I understand why people think this
way. Like a dirty family secret, the full truth is
kept out of most media broadcasts. Yes, “Mardi Gras”
man was right. The city is sinking. What most don’t
know is that the effect is both unnecessary and reversible.
Let’s put it this way: imagine clamping your aorta,
then ripping it from your heart and redirecting it
to your foot. That’s the fate of the Mississippi,
and it’s no surprise that parts of the city are now
black with necrosis. The great river is naturally
intended to jump course every few hundred years, depositing
its fertile soil throughout the Gulf Coast region;
but humankind has corseted her with miles of retaining
walls, forcing her flow into a rigid and predictable
path. The result: not only is the city sinking, but
the coast is eroding and our country is losing a valuable
buffer against storms. If the winds had come howling
50 years ago, there’s a chance that places like the
Lower Ninth Ward would still be there. In his haunting
and graceful work, Bayou Farewell, travel writer Mike
Tidwell presents several modern-day solutions, and
with hope, we will see them actualized in our lifetimes.
I’ve learned all this since my first
visit here, less than four years ago. Still, so much
remains foreign to me. New Orleans is an enigma with
as many personalities as she has citizens. She is
the sound of zydeco from the lush, heady swamps on
the outskirts. She is the smooth skin of a Creole
beauty, the ripe, earthy smell of fresh brewed Irish
stout, the taste of the Asian-style po-boys made by
the Vietnamese of Mid City. She is the beat of African
drums, the possessed wail of a Haitian voodoo priestess.
She is the grace of Spanish architecture, a mother
calling her child in French, "viens manger,
j’ai preparé ton plat préféré,
du jambalaya..." She and her coast are seafood
and oil and history. She is more than I will ever
know in one lifetime.
She is one of the last bastions
of architectural antiquity in a nation with a love
affair for the new; and if she dies, so does one of
the nation’s soul centers.
“Na na na boo-boo, you smell like chee-eese.”
“Shut up! You smell like the refrigerator
did when we came back from the ‘vacuation.”
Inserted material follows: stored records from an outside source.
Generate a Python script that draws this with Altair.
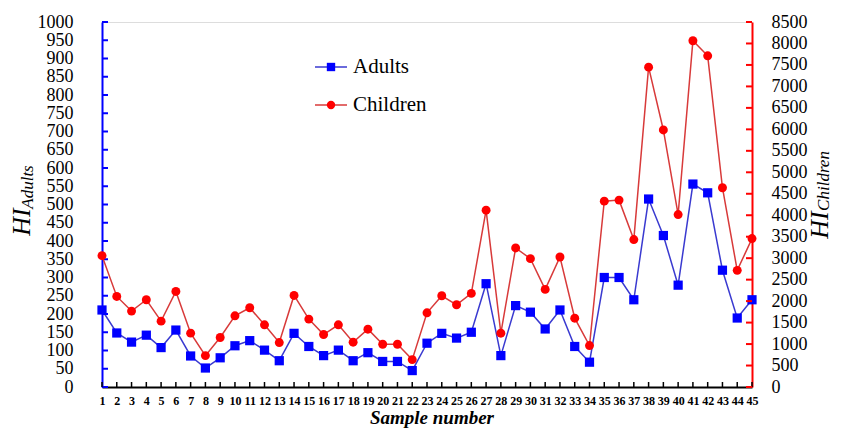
import altair as alt
import pandas as pd

samples = list(range(1, 46))
adults = [211, 148, 123, 142, 108, 156, 85, 52, 80, 113, 127, 101, 72, 147, 111,
          86, 101, 72, 94, 70, 70, 45, 120, 147, 134, 150, 283, 86, 223, 205,
          159, 211, 111, 68, 300, 300, 239, 515, 415, 279, 556, 532, 320, 189, 239]
children = [3059, 2109, 1767, 2032, 1534, 2226, 1254, 731, 1152, 1658, 1845, 1448,
            1035, 2133, 1581, 1222, 1448, 1043, 1347, 996, 996, 638, 1728, 2125,
            1915, 2180, 4118, 1253, 3238, 2989, 2273, 3028, 1603, 965, 4328, 4352,
            3433, 7449, 5986, 4016, 8064, 7713, 4640, 2716, 3456]
left_ticks = list(range(0, 1001, 50))
right_ticks = list(range(0, 8501, 500))
series = ["Adults", "Children"]

W, H = 650, 365
FONT = "Liberation Serif"
BLUE, BLUE_LINE = "#0000ff", "#3a3ad0"
RED, RED_LINE = "#ff0000", "#d83a3a"

df = pd.DataFrame({"Sample": samples, "Adults": adults, "Children": children})
lt = pd.DataFrame({"t": left_ticks})
rt = pd.DataFrame({"t": right_ticks})
leg = pd.DataFrame({"series": series})

xscale = alt.Scale(domain=[1, 45], nice=False, zero=False)
xaxis = alt.Axis(values=samples, title=None, grid=False, ticks=False, tickSize=0,
                 labelFont=FONT, labelFontWeight="bold", labelFontSize=12,
                 labelColor="black", labelPadding=8, labelAngle=0,
                 labelFlush=False, labelOverlap=False, domainColor="black",
                 domainWidth=2, format="d")
ls = alt.Scale(domain=[0, 1000], nice=False)
rs = alt.Scale(domain=[0, 8500], nice=False)
laxis = alt.Axis(orient="left", values=left_ticks, title=None, grid=False,
                 ticks=False, tickSize=0, labelFont=FONT, labelFontSize=18,
                 labelColor="black", labelPadding=29, labelOverlap=False,
                 domainColor=BLUE, domainWidth=2, format="d")
raxis = alt.Axis(orient="right", values=right_ticks, title=None, grid=False,
                 ticks=False, tickSize=0, labelFont=FONT, labelFontSize=18,
                 labelColor="black", labelPadding=19, labelOverlap=False,
                 domainColor=RED, domainWidth=2, format="d")

x = alt.X("Sample:Q", scale=xscale, axis=xaxis)

a_line = alt.Chart(df).mark_line(color=BLUE_LINE, strokeWidth=1.5).encode(
    x=x, y=alt.Y("Adults:Q", scale=ls, axis=laxis))
a_pts = alt.Chart(df).mark_point(shape="square", filled=True, size=85,
                                 color=BLUE, opacity=1).encode(
    x=x, y=alt.Y("Adults:Q", scale=ls, axis=laxis))
a_ticks = alt.Chart(lt).mark_rule(color=BLUE, strokeWidth=2).encode(
    y=alt.Y("t:Q", scale=ls, axis=laxis), x=alt.value(0), x2=alt.value(6))
x_ticks = alt.Chart(df).mark_rule(color="black", strokeWidth=1.5).encode(
    x=x, y=alt.value(H - 5), y2=alt.value(H))
adult_group = alt.layer(a_line, a_pts, a_ticks, x_ticks)

c_line = alt.Chart(df).mark_line(color=RED_LINE, strokeWidth=1.5).encode(
    x=x, y=alt.Y("Children:Q", scale=rs, axis=raxis))
c_pts = alt.Chart(df).mark_point(shape="circle", filled=True, size=80,
                                 color=RED, opacity=1).encode(
    x=x, y=alt.Y("Children:Q", scale=rs, axis=raxis))
c_ticks = alt.Chart(rt).mark_rule(color=RED, strokeWidth=2).encode(
    y=alt.Y("t:Q", scale=rs, axis=raxis), x=alt.value(W - 6), x2=alt.value(W))
child_group = alt.layer(c_line, c_pts, c_ticks)

# legend
legend_layers = []
for i, (name, lc, mc, shp) in enumerate([(series[0], BLUE_LINE, BLUE, "square"),
                                         (series[1], RED_LINE, RED, "circle")]):
    yy = 45 + i * 38
    base = alt.Chart(leg).transform_filter(alt.datum.series == name)
    legend_layers.append(base.mark_rule(color=lc, strokeWidth=1.5).encode(
        x=alt.value(213), x2=alt.value(245), y=alt.value(yy)))
    legend_layers.append(base.mark_point(shape=shp, filled=True, size=70,
                                         color=mc, opacity=1).encode(
        x=alt.value(229), y=alt.value(yy)))
    legend_layers.append(base.mark_text(font=FONT, fontSize=21, align="left",
                                        baseline="middle", color="black").encode(
        x=alt.value(251), y=alt.value(yy), text="series:N"))

one = alt.Chart(leg).transform_filter(alt.datum.series == series[0])
titles = [
    one.mark_text(text="HI", font=FONT, fontStyle="italic", fontSize=26, angle=270,
                  align="center", baseline="middle", color="black").encode(
        x=alt.value(-80), y=alt.value(200)),
    one.mark_text(text="Adults", font=FONT, fontStyle="italic", fontSize=17, angle=270,
                  align="center", baseline="middle", color="black").encode(
        x=alt.value(-74), y=alt.value(165)),
    one.mark_text(text="HI", font=FONT, fontStyle="italic", fontSize=26, angle=270,
                  align="center", baseline="middle", color="black").encode(
        x=alt.value(718), y=alt.value(203)),
    one.mark_text(text="Children", font=FONT, fontStyle="italic", fontSize=17, angle=270,
                  align="center", baseline="middle", color="black").encode(
        x=alt.value(722), y=alt.value(159)),
    one.mark_text(text="Sample number", font=FONT, fontStyle="italic",
                  fontWeight="bold", fontSize=19, align="center",
                  baseline="alphabetic", color="black").encode(
        x=alt.value(330), y=alt.value(402)),
]

chart = alt.layer(adult_group, child_group, *legend_layers, *titles).resolve_scale(
    y="independent"
).properties(
    width=W, height=H, autosize="none",
    padding={"left": 94, "top": 14, "right": 81, "bottom": 42},
).configure_view(stroke=None).configure(background="white")

chart.save("out.html", embed_options={"renderer": "svg", "actions": False})
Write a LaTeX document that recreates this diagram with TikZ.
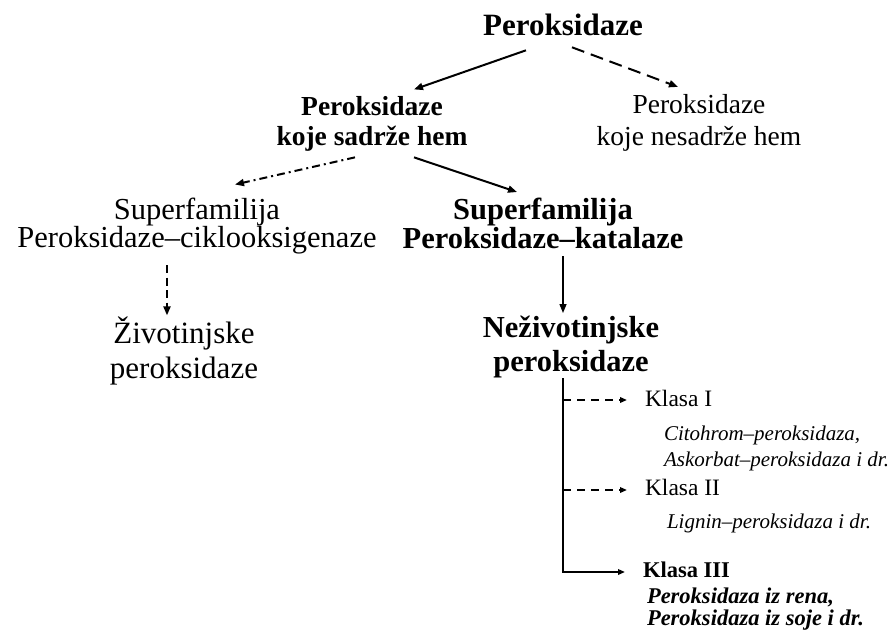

“Oh yeah? You know what you smell like? You smell
like…”
The window is open, and the children’s
voices carry clear to my second-floor office. I step
out onto the porch, and the boy freezes in mid-taunt.
A girl who can only be his sister stares up at me,
the adult interloper.
“Sorry! We don’t mean it or nothin’.”
The little boy glances at his sister who nods, chomping
vigorously on an oversized wad of pink bubblegum.
“Yeah, we was just foolin’.”
“It’s ok. Welcome back y’all.”
I smile and leave the window open.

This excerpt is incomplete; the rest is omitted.